■ Task description: Retype all of the listing exactly, passing over any picture you find.

■ Supplied material:
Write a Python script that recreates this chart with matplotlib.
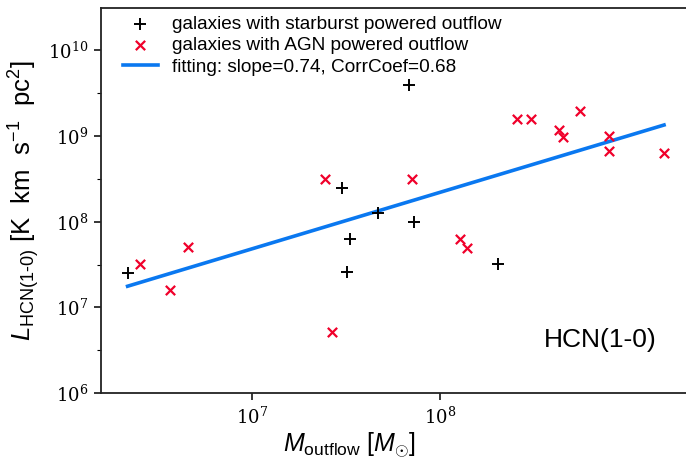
import matplotlib
matplotlib.use("Agg")
import matplotlib.pyplot as plt
from matplotlib.ticker import FixedLocator, FuncFormatter, NullLocator
import numpy as np

# ── fonts ────────────────────────────────────────────────────────────
plt.rcParams["font.family"] = ["Liberation Sans", "DejaVu Sans"]
plt.rcParams["mathtext.fontset"] = "custom"
plt.rcParams["mathtext.rm"] = "Liberation Sans"
plt.rcParams["mathtext.it"] = "Liberation Sans:italic"
plt.rcParams["mathtext.bf"] = "Liberation Sans:bold"

# ── data ─────────────────────────────────────────────────────────────
sb_mass = [2.17e6, 6.86e7, 3.02e7, 4.65e7, 7.26e7, 3.33e7, 3.18e7, 2.03e8]
sb_lhcn = [2.49e7, 3.91e9, 2.50e8, 1.27e8, 9.96e7, 6.30e7, 2.56e7, 3.19e7]

agn_mass = [2.53e6, 4.56e6, 3.63e6, 2.45e7, 7.10e7, 1.28e8, 1.39e8, 2.65e7,
            2.56e8, 3.06e8, 5.55e8, 4.29e8, 4.54e8, 7.94e8, 7.94e8, 1.56e9]
agn_lhcn = [3.17e7, 5.00e7, 1.59e7, 3.19e8, 3.19e8, 6.25e7, 4.94e7, 5.10e6,
            1.57e9, 1.57e9, 1.98e9, 1.18e9, 9.87e8, 9.93e8, 6.76e8, 6.30e8]

# fitted line in log-log space, as drawn
fit_slope = 0.659
fit_icpt = 3.071
fit_label = "fitting: slope=0.74, CorrCoef=0.68"

x_ticks = [1e7, 1e8]
y_ticks = [1e6, 1e7, 1e8, 1e9, 1e10]

# ── figure ───────────────────────────────────────────────────────────
fig = plt.figure(figsize=(6.86, 4.61), dpi=100)
ax = fig.add_axes([0.147, 0.1475, 0.856, 0.836])

ax.scatter(sb_mass, sb_lhcn, marker="+", s=75, c="black", linewidths=1.4,
           label="galaxies with starburst powered outflow", zorder=3)
ax.scatter(agn_mass, agn_lhcn, marker="x", s=45, c="#f0002a", linewidths=1.6,
           label="galaxies with AGN powered outflow", zorder=3)

all_mass = np.log10(sb_mass + agn_mass)
fx = np.array([all_mass.min(), all_mass.max()])
fy = fit_slope * fx + fit_icpt
ax.plot(10**fx, 10**fy, color="#0a78f0", lw=2.6, label=fit_label, zorder=2)

ax.set_xscale("log")
ax.set_yscale("log")
ax.set_xlim(10**6.194, 10**9.321)
ax.set_ylim(1e6, 10**10.5)

# ── ticks ────────────────────────────────────────────────────────────
tick_fmt = FuncFormatter(lambda v, p: r"$\mathdefault{10^{%d}}$" % round(np.log10(v)))
ax.xaxis.set_major_locator(FixedLocator(x_ticks))
ax.xaxis.set_minor_locator(NullLocator())
ax.yaxis.set_major_locator(FixedLocator(y_ticks))
ax.yaxis.set_minor_locator(FixedLocator([10**(k + 0.5) for k in range(6, 10)]))
ax.xaxis.set_major_formatter(tick_fmt)
ax.yaxis.set_major_formatter(tick_fmt)
for lab in ax.get_xticklabels() + ax.get_yticklabels():
    lab.set_family("DejaVu Serif")
ax.tick_params(which="major", direction="out", length=5, width=1.1,
               labelsize=13, pad=4)
ax.tick_params(which="minor", direction="out", length=3, width=0.8)
ax.tick_params(axis="x", which="major", pad=5)

for sp in ax.spines.values():
    sp.set_linewidth(1.3)
    sp.set_color("#222222")

# ── labels ───────────────────────────────────────────────────────────
ax.set_xlabel(r"$M_{\mathrm{outflow}}$ $[M_{\odot}]$", fontsize=18)
ax.xaxis.set_label_coords(0.423, -0.098)
ax.set_ylabel(r"$L_{\mathrm{HCN(1\text{-}0)}}$ [K  km  s$^{\mathrm{-1}}$  pc$^{2}$]",
              fontsize=18.5, labelpad=4)

ax.text(0.947, 0.138, "HCN(1-0)", transform=ax.transAxes, ha="right",
        va="center", fontsize=19)

ax.legend(loc="upper left", frameon=False, fontsize=13.7, handlelength=1.85,
          handletextpad=0.74, labelspacing=0.22, borderaxespad=0, borderpad=0,
          bbox_to_anchor=(0.037, 0.98))

fig.savefig("out.png", dpi=100)
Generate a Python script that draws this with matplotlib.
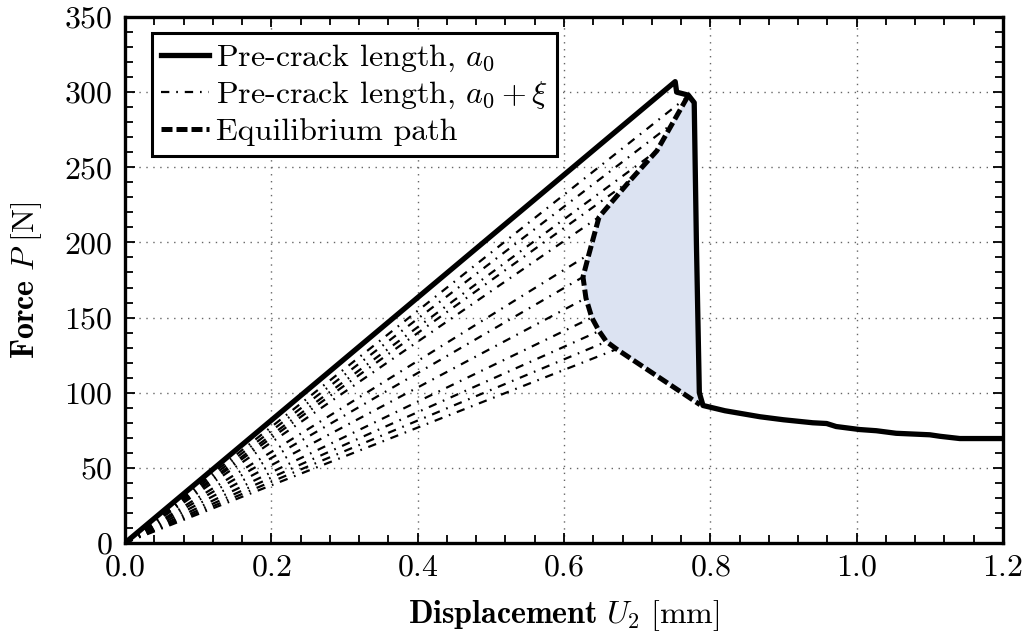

■ Exercise output:
Write a Python script that recreates this chart with matplotlib.
import matplotlib
matplotlib.use("Agg")
import matplotlib.pyplot as plt
from matplotlib.ticker import FixedLocator, FuncFormatter, NullLocator
import numpy as np

# ── fonts ────────────────────────────────────────────────────────────
plt.rcParams["font.family"] = ["Liberation Sans", "DejaVu Sans"]
plt.rcParams["mathtext.fontset"] = "custom"
plt.rcParams["mathtext.rm"] = "Liberation Sans"
plt.rcParams["mathtext.it"] = "Liberation Sans:italic"
plt.rcParams["mathtext.bf"] = "Liberation Sans:bold"

# ── data ─────────────────────────────────────────────────────────────
sb_mass = [2.17e6, 6.86e7, 3.02e7, 4.65e7, 7.26e7, 3.33e7, 3.18e7, 2.03e8]
sb_lhcn = [2.49e7, 3.91e9, 2.50e8, 1.27e8, 9.96e7, 6.30e7, 2.56e7, 3.19e7]

agn_mass = [2.53e6, 4.56e6, 3.63e6, 2.45e7, 7.10e7, 1.28e8, 1.39e8, 2.65e7,
            2.56e8, 3.06e8, 5.55e8, 4.29e8, 4.54e8, 7.94e8, 7.94e8, 1.56e9]
agn_lhcn = [3.17e7, 5.00e7, 1.59e7, 3.19e8, 3.19e8, 6.25e7, 4.94e7, 5.10e6,
            1.57e9, 1.57e9, 1.98e9, 1.18e9, 9.87e8, 9.93e8, 6.76e8, 6.30e8]

# fitted line in log-log space, as drawn
fit_slope = 0.659
fit_icpt = 3.071
fit_label = "fitting: slope=0.74, CorrCoef=0.68"

x_ticks = [1e7, 1e8]
y_ticks = [1e6, 1e7, 1e8, 1e9, 1e10]

# ── figure ───────────────────────────────────────────────────────────
fig = plt.figure(figsize=(6.86, 4.61), dpi=100)
ax = fig.add_axes([0.147, 0.1475, 0.856, 0.836])

ax.scatter(sb_mass, sb_lhcn, marker="+", s=75, c="black", linewidths=1.4,
           label="galaxies with starburst powered outflow", zorder=3)
ax.scatter(agn_mass, agn_lhcn, marker="x", s=45, c="#f0002a", linewidths=1.6,
           label="galaxies with AGN powered outflow", zorder=3)

all_mass = np.log10(sb_mass + agn_mass)
fx = np.array([all_mass.min(), all_mass.max()])
fy = fit_slope * fx + fit_icpt
ax.plot(10**fx, 10**fy, color="#0a78f0", lw=2.6, label=fit_label, zorder=2)

ax.set_xscale("log")
ax.set_yscale("log")
ax.set_xlim(10**6.194, 10**9.321)
ax.set_ylim(1e6, 10**10.5)

# ── ticks ────────────────────────────────────────────────────────────
tick_fmt = FuncFormatter(lambda v, p: r"$\mathdefault{10^{%d}}$" % round(np.log10(v)))
ax.xaxis.set_major_locator(FixedLocator(x_ticks))
ax.xaxis.set_minor_locator(NullLocator())
ax.yaxis.set_major_locator(FixedLocator(y_ticks))
ax.yaxis.set_minor_locator(FixedLocator([10**(k + 0.5) for k in range(6, 10)]))
ax.xaxis.set_major_formatter(tick_fmt)
ax.yaxis.set_major_formatter(tick_fmt)
for lab in ax.get_xticklabels() + ax.get_yticklabels():
    lab.set_family("DejaVu Serif")
ax.tick_params(which="major", direction="out", length=5, width=1.1,
               labelsize=13, pad=4)
ax.tick_params(which="minor", direction="out", length=3, width=0.8)
ax.tick_params(axis="x", which="major", pad=5)

for sp in ax.spines.values():
    sp.set_linewidth(1.3)
    sp.set_color("#222222")

# ── labels ───────────────────────────────────────────────────────────
ax.set_xlabel(r"$M_{\mathrm{outflow}}$ $[M_{\odot}]$", fontsize=18)
ax.xaxis.set_label_coords(0.423, -0.098)
ax.set_ylabel(r"$L_{\mathrm{HCN(1\text{-}0)}}$ [K  km  s$^{\mathrm{-1}}$  pc$^{2}$]",
              fontsize=18.5, labelpad=4)

ax.text(0.947, 0.138, "HCN(1-0)", transform=ax.transAxes, ha="right",
        va="center", fontsize=19)

ax.legend(loc="upper left", frameon=False, fontsize=13.7, handlelength=1.85,
          handletextpad=0.74, labelspacing=0.22, borderaxespad=0, borderpad=0,
          bbox_to_anchor=(0.037, 0.98))

fig.savefig("out.png", dpi=100)
Generate a Python script that draws this with matplotlib.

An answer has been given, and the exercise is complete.